18. The toy arrow of claim 17, said head having a head maximum diameter, said shaft diameter being less than 50% of the length of said head maximum diameter.

19. A toy arrow comprising: (a) a shaft having a head end and a tail end, said shaft having a shaft diameter;(b) a head is associated with said head end of said shaft, said head having sides, at least the majority of said head having a head diameter that is greater in length than said shaft diameter, said head having a head maximum diameter, said shaft diameter being less than 50% of the length of said head maximum diameter;(c) fins are associated with said tail end of said shaft; and(d) extending nocking hooks extend outward from said sides of said head.

20. The toy arrow of claim 19, said head being a distinct head.

21. The toy arrow of claim 19, said head being an enlarged head.

22. The toy arrow of claim 19, said extending nocking hooks being a pair of extending nocking hooks extending outward from opposite sides of said head.

23. The toy arrow of claim 19, a first end of each said extending nocking hook being associated with said head.

24. The toy arrow of claim 19, a first end of each said extending nocking hook being associated with said head, a second end of each said extending nocking hook being distal from said head.

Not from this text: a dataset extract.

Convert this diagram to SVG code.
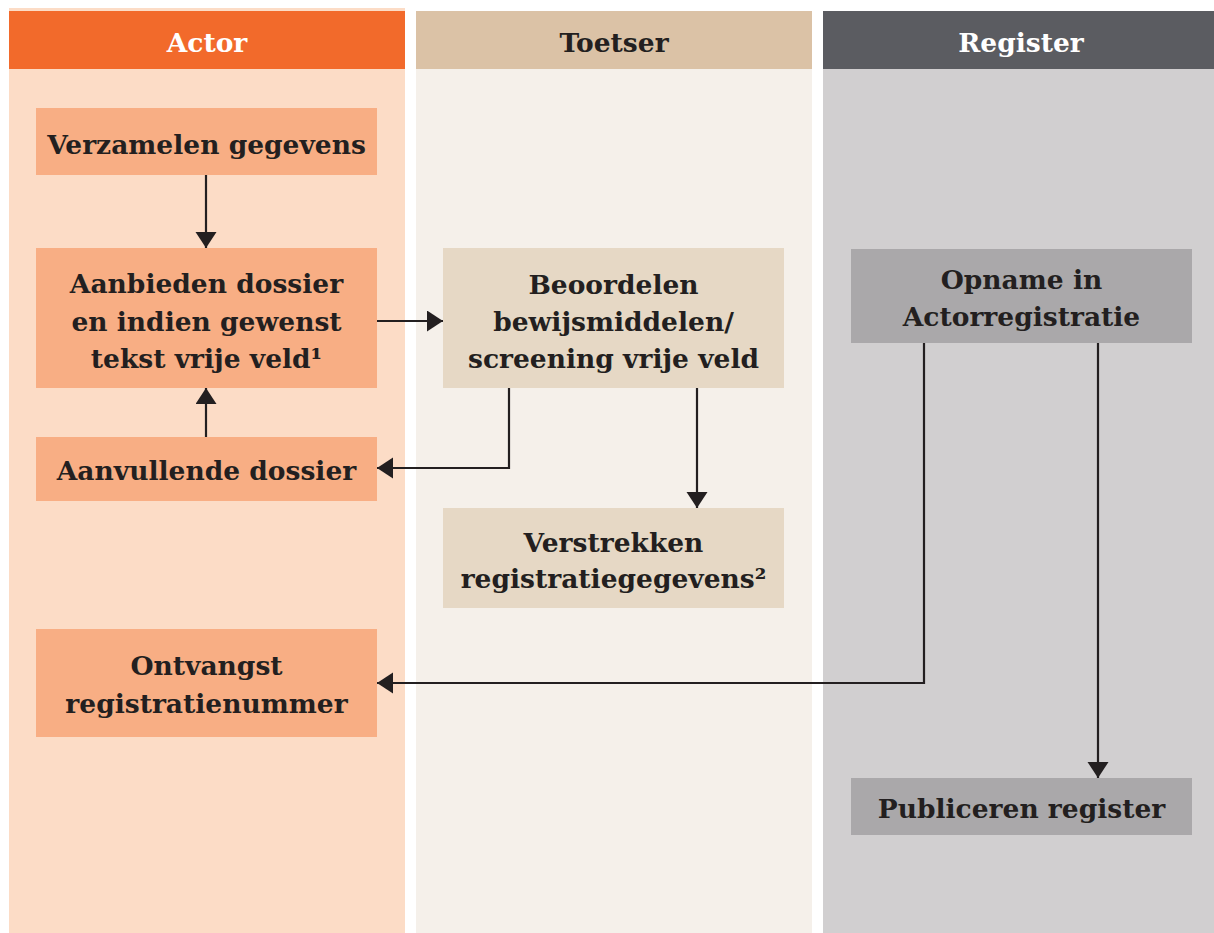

25. The toy arrow of claim 19, a first end of each said extending nocking hook being associated with said head, a second end of each said extending nocking hook being distal from said head, said second end extending towards said shaft and said fins.

26. The toy arrow of claim 19, said extending nocking hooks being a first extending nocking hook and a second extending nocking hook, said first extending nocking hook configured to engage a first bow element that provides half the force used to propel the toy arrow, and said second extending nocking hook configured to engage a second bow element that provides half the force used to propel the toy arrow.